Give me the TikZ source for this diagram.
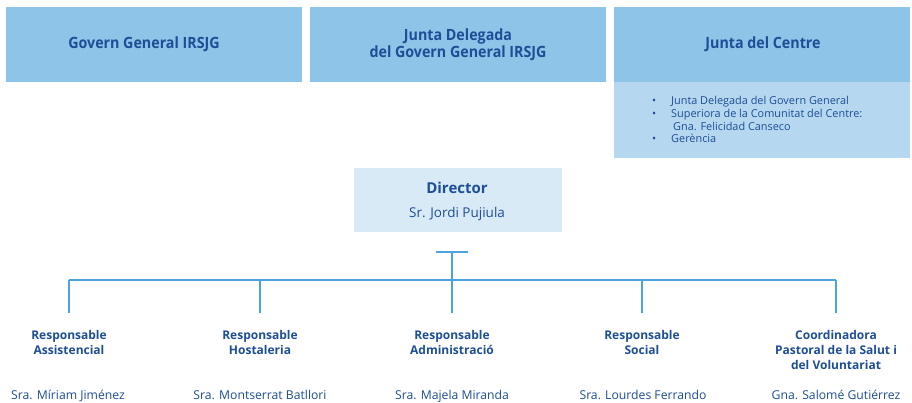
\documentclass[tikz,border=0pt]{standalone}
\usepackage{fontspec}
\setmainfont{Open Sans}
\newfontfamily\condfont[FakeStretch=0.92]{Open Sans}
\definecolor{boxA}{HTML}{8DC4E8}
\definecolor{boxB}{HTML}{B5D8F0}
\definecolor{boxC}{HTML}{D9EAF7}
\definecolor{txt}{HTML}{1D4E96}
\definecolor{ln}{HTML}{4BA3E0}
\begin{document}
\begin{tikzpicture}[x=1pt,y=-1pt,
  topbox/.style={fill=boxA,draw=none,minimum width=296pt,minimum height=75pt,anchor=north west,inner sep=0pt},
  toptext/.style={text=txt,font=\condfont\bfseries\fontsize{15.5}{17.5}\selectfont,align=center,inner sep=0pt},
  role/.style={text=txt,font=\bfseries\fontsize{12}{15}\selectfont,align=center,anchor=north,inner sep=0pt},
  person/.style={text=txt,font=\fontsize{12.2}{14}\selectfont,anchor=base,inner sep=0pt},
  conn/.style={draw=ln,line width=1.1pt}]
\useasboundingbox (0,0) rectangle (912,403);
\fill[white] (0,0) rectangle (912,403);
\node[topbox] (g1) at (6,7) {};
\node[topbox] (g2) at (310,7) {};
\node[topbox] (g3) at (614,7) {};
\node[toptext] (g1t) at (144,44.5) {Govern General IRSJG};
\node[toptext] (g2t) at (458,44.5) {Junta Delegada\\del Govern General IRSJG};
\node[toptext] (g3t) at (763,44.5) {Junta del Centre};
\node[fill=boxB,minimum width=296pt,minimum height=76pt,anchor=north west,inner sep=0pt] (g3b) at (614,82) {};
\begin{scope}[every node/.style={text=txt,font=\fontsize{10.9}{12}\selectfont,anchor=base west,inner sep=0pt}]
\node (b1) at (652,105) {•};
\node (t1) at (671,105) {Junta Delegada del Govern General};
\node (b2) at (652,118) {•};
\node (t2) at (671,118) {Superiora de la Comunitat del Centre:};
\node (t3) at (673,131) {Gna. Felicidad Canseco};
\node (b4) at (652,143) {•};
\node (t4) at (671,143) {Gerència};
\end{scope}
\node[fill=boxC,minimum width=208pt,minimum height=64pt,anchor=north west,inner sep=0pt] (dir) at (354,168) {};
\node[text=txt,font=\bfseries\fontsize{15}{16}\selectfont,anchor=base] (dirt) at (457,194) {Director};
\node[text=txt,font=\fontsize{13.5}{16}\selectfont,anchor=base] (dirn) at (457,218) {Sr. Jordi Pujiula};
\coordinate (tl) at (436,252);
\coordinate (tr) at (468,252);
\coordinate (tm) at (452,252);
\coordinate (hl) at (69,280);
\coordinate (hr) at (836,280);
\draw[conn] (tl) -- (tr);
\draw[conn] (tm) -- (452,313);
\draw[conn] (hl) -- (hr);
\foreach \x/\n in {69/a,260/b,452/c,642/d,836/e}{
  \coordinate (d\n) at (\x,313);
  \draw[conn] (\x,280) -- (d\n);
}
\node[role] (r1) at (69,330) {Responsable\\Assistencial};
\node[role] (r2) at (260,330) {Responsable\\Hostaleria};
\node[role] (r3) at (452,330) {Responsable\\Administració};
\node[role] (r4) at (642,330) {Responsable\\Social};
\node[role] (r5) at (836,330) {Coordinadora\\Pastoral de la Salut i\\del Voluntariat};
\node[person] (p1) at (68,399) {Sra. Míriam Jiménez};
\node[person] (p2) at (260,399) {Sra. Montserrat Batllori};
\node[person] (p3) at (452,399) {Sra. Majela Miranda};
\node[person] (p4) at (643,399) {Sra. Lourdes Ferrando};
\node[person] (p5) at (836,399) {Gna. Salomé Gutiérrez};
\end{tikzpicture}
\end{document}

☆ ☆ ☆ ☆ ☆ ☆ ☆

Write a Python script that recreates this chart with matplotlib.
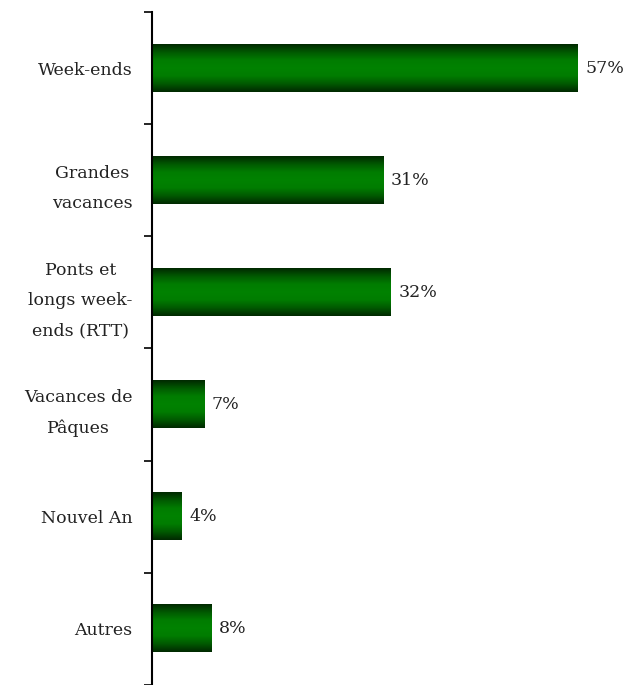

☆ ☆ ☆ ☆ ☆ ☆ ☆

Objective
Show every line above in which the word "this" occurs.

In response
Give me the TikZ source for this diagram.
Write a Python script that recreates this chart with matplotlib.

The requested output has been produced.